Miss Martin, on cross-examination, stated that while she was staying at the YWCA the wife of the accused came to see her and that the wife, Everett Combs, Margaret Houston, and the father of the accused, took her in an automobile owned by the wife and driven by Everett Combs from Bristol to Johnson City, Tennessee, for the purpose of getting her out of the jurisdiction of the court so that she could not be compelled to attend the trial and testify against the accused.
The fact that the wife told Miss Martin to go home, and her act in buying the ticket to Logan, West Virginia are simply corroborative of other evidence elicited by the accused himself tending to prove that his friends sought to get the witness to leave the jurisdiction of the court. Under these circumstances, the admission of the improper testimony became harmless error.
[3,4] Evidence that a person charged with a crime procured, or attempted to procure, the absence of a witness, or to bribe or suppress testimony against him, is admissible, as it tends to show the unrighteousness of the defendant's cause and a consciousness of guilt. 1 Wharton's Criminal Evidence, Eleventh Ed. p. 410. Evidence of tampering by a third party with a witness to be called against the accused is only admissible where such third party is acting with the authority, or the knowledge and consent, of the accused. The privity of the accused to such conduct must be proven before such evidence is admissible.
Code, section 6211, provides: "In criminal cases husband and wife shall be allowed, and subject to the rules of evidence governing other witnesses, may be compelled to testify in behalf of each other, but neither shall be compelled, nor without the consent of the other, allowed to be called as a witness against the other, * * *" except in a prosecution for an offence committed against the other.
Under the provisions of this statute one spouse is not a competent witness against the other. Meade v. Commonwealth, 186 Va. 775, 43 S.E.2d 858, 173 A.L.R. 372, and cases there cited. Any extrajudicial statement made by one spouse as such against the other is likewise inadmissible.
It is stated in 8 Wigmore on Evidence, section 2232, " Extrajudicial admissions are a sort of testimony * * *; hence, they are equally privileged with testimony on the stand. The same result, to be sure, may be reached by another principle, for since the wife or husband is not ordinarily an agent for the other, * * * the former's extrajudicial statements are mere hearsay assertions and therefore inadmissible. Whichever theory the judicial rulings may have had in mind, it is settled that such admissions are not receivable, either when the spouse making them is a third person as to the litigation, or when he or she is a party to the cause; in the latter case, they are receivable as against the maker alone."

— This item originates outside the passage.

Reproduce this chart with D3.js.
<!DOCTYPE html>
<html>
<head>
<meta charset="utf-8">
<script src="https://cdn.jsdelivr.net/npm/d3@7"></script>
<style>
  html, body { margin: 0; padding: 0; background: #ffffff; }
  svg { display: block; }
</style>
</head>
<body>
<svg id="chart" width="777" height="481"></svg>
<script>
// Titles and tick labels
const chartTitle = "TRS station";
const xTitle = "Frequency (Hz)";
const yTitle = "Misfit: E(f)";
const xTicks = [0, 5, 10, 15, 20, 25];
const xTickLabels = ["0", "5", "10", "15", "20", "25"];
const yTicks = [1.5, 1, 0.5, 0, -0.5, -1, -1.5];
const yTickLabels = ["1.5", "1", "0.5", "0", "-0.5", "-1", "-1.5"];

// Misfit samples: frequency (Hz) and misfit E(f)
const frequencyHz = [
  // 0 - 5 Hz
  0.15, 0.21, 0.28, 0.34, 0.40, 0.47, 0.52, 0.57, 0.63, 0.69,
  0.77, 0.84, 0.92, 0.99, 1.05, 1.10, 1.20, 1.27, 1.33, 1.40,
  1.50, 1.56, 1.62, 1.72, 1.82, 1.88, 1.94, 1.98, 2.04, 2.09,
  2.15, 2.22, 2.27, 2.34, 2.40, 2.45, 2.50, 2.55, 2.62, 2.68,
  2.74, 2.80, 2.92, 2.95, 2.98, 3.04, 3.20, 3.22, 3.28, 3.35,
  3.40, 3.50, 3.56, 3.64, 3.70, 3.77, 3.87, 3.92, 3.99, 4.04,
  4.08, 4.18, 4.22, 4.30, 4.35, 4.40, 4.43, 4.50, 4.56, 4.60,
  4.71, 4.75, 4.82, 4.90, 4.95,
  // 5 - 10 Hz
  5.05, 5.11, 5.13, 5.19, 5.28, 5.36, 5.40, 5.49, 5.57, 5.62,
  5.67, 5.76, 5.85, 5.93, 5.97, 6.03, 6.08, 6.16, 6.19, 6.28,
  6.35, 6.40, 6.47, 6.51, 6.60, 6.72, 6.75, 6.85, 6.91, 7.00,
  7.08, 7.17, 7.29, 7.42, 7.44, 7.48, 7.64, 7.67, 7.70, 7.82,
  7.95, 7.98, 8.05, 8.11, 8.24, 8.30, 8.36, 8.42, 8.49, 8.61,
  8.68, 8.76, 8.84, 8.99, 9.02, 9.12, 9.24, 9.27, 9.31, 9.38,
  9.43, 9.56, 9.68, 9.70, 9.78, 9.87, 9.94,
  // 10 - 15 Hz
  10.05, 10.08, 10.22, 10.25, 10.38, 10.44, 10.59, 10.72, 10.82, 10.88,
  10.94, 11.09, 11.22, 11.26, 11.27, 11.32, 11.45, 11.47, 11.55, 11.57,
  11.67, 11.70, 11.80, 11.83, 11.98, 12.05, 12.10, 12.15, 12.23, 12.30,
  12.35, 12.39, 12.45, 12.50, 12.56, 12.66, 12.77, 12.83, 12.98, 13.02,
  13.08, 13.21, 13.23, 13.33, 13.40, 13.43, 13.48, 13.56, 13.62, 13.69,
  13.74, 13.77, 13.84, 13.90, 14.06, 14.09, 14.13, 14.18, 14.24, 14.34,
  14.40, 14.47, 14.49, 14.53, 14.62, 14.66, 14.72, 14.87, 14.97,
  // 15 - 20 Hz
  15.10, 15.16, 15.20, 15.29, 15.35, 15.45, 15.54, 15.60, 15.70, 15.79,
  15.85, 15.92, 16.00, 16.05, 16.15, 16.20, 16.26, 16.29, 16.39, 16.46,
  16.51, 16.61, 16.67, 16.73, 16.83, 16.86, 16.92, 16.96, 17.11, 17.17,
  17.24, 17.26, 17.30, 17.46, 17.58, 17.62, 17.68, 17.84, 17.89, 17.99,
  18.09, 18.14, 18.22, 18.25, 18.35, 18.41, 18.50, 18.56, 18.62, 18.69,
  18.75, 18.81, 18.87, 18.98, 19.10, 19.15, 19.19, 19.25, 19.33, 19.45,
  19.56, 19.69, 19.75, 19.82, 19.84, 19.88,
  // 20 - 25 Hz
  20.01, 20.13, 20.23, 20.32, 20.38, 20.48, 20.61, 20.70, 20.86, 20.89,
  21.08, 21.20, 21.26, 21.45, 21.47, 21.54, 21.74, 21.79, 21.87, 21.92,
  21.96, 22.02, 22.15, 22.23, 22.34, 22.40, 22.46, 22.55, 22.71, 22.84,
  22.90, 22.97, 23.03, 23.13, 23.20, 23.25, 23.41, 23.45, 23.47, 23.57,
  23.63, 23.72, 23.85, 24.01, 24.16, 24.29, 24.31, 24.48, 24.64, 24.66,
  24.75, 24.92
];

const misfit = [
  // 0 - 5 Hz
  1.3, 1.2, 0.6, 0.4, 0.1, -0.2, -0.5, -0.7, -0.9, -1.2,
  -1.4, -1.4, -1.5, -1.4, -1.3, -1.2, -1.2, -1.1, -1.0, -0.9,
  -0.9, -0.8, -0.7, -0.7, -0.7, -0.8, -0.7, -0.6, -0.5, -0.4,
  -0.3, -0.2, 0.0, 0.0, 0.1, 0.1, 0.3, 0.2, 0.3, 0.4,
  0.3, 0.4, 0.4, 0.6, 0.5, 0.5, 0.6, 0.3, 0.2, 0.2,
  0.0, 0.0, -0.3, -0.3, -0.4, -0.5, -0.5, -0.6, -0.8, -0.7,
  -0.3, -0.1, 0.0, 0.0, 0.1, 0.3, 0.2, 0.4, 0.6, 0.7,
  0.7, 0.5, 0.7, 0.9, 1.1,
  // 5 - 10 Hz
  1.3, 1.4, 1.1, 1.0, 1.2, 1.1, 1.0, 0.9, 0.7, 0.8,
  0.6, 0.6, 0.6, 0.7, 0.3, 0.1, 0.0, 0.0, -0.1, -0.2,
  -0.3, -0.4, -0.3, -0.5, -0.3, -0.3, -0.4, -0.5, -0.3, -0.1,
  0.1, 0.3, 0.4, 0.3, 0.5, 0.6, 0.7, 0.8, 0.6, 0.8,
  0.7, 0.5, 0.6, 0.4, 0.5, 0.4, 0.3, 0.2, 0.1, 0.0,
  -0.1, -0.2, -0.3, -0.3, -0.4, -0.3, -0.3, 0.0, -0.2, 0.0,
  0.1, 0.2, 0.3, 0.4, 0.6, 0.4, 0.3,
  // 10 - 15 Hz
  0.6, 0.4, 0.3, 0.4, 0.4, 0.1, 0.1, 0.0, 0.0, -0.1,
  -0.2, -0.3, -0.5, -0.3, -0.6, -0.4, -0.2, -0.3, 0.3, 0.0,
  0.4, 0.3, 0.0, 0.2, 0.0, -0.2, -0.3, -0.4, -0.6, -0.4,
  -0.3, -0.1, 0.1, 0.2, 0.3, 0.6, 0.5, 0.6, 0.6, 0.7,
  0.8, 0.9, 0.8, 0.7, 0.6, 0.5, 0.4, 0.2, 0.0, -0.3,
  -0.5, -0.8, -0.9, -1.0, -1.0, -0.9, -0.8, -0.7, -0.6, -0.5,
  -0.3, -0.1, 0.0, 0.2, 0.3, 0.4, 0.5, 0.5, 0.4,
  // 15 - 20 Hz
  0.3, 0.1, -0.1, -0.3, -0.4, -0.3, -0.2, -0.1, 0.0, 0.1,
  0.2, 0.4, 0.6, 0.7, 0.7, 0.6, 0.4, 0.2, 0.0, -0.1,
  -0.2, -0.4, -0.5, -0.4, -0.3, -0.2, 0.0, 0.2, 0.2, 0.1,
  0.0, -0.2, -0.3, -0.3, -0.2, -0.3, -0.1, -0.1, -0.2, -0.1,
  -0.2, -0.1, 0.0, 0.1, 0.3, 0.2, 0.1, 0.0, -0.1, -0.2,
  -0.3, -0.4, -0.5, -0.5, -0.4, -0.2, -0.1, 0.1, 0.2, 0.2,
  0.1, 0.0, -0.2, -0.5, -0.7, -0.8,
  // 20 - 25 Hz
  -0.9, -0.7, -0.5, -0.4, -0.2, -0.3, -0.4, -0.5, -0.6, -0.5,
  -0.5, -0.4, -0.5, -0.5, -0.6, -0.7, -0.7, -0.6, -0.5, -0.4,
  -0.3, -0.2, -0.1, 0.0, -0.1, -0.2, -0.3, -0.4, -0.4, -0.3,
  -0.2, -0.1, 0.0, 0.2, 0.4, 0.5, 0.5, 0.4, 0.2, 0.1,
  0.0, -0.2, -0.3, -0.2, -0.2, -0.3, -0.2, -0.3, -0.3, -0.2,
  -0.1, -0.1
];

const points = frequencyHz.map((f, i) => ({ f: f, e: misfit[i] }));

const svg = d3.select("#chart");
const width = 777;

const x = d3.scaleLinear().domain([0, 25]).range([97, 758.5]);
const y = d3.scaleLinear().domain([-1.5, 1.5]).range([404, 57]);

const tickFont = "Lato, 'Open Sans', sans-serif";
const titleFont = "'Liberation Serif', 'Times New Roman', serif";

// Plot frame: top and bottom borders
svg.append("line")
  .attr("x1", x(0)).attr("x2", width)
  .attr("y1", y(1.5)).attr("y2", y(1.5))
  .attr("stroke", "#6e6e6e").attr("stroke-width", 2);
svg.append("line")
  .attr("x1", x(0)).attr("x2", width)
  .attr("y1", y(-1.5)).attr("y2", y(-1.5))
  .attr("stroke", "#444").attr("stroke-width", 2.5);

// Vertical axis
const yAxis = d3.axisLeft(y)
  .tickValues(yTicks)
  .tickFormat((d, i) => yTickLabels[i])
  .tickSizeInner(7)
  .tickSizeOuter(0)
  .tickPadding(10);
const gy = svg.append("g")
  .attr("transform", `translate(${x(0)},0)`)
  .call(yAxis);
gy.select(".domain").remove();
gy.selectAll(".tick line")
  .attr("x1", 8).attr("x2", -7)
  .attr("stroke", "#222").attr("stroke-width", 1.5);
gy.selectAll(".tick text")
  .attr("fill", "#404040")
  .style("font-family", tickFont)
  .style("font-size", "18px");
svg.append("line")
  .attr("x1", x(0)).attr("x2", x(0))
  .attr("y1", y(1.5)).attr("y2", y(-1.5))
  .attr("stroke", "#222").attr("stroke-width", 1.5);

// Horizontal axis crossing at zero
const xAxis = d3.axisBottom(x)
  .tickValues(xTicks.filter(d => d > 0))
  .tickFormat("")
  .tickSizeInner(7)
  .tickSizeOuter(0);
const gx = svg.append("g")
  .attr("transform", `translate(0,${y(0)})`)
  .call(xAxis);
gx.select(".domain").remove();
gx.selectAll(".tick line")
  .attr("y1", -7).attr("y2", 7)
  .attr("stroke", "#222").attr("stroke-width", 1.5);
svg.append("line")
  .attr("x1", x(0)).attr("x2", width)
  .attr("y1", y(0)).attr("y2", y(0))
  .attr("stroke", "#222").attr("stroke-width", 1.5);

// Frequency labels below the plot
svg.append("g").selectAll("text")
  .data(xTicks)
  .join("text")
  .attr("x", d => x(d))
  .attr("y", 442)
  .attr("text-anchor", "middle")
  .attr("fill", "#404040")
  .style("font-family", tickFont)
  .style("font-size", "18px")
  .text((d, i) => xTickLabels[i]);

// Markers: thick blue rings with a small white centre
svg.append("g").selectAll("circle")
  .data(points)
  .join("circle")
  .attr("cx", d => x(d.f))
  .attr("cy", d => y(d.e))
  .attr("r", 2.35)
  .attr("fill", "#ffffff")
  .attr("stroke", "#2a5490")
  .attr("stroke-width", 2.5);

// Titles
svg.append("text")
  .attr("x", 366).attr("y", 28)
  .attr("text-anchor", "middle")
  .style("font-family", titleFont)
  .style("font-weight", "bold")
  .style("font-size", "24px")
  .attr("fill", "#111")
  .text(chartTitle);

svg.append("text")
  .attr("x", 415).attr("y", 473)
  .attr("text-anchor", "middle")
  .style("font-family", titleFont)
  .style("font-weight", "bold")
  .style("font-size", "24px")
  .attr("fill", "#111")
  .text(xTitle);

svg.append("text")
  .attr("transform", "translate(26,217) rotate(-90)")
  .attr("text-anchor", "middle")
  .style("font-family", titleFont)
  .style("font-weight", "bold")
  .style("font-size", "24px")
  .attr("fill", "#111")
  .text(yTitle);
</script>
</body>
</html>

In State v. Reid, 178 N.C. 745, 101 S.E. 104, it is said: "Under our statute * * * the wife was neither competent nor compellable to testify to her husband's hurt in a proceeding of this character, and a fortiori her declarations against him should not be received when not made in his presence nor by his authority."

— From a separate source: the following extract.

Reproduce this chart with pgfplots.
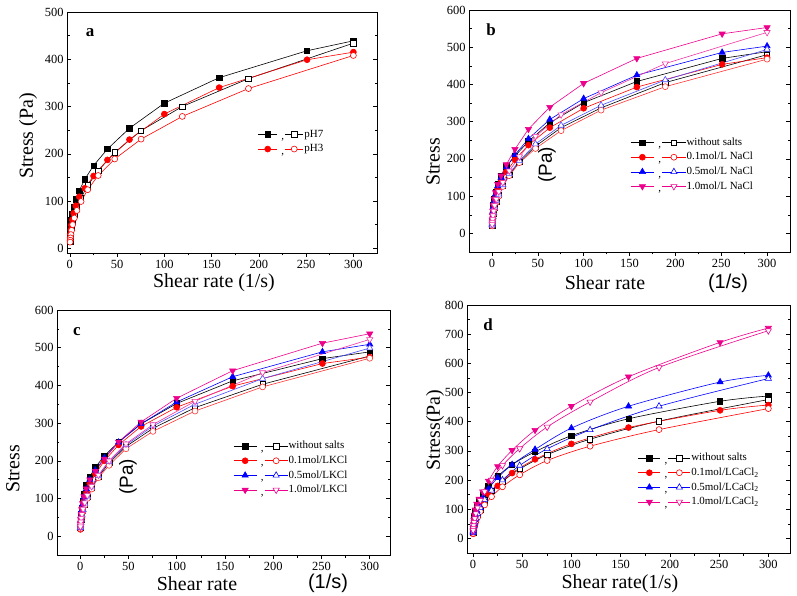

The Attorney General contends that the admission of this evidence was not a violation of the provisions of Code, section 6211. The only authority he cites in support of this contention is State v. Kosanke, 23 Wn.2d 211, 160 P.2d 541. The prosecution in that case was for statutory rape. The parents of the child testified that the accused and his wife had tried to persuade them to move to the State of Idaho and take the child with them so that they could not be required to appear as witnesses against him in the State of Washington, and in detailing these interviews the parents of the child testified as to conversations they had had with his wife on this subject. The court held that the conduct on the part of the accused, or that of someone acting in his behalf, at his request, or with his knowledge and consent, having for its purpose the prevention of the witnesses appearing and testifying at his trial, is pertinent evidence and a circumstance to be considered by the jury as tending to show indirect admission of guilt. The court, in overruling the objection to the admission of the evidence, said "that whatever the wife of the defendant did with reference to any persuasion to have the witnesses absent themselves from the trial, was either at the request of the appellant or was done with his knowledge and consent." The substance of the ruling of the court was that the wife was not acting as such, but was acting as a duly authorized agent of the accused in trying to suppress testimony, and that under such circumstances the provision of a statute prohibiting one spouse from testifying against another did not apply.
This same principle was stated in Allen v. Commonwealth, 171 Va. 499, 198 S.E. 894. There the accused objected to the introduction of a letter written by the wife at the request of the accused, on the ground that the admission of such evidence was a violation of the statute. Mr. Justice Holt, speaking for the court in sustaining the ruling of the trial court admitting the letter in evidence, said: "So far as this case is concerned, that statute (6211) merely tells us that the wife cannot be compelled to testify against her husband. It has no application here. Any letter which might have been written by anybody, unless done with the consent of the accused, would be inadmissible. If it was in fact written at his instance, it is admissible because it is in substance his letter." State v. Stone, 111 Or. 227, 226 P. 430; Perfect v. State, 197 Ind. 401, 141 N.E. 52.
While the admission of the statements of the wife of the accused was error, the reasons for the objections were not stated and hence we cannot consider them. Their effect upon the rights of the accused was rendered harmless by the fact that he himself brought out the same or similar evidence on his cross-examination of the prosecutrix.
The judgment of the trial court is affirmed.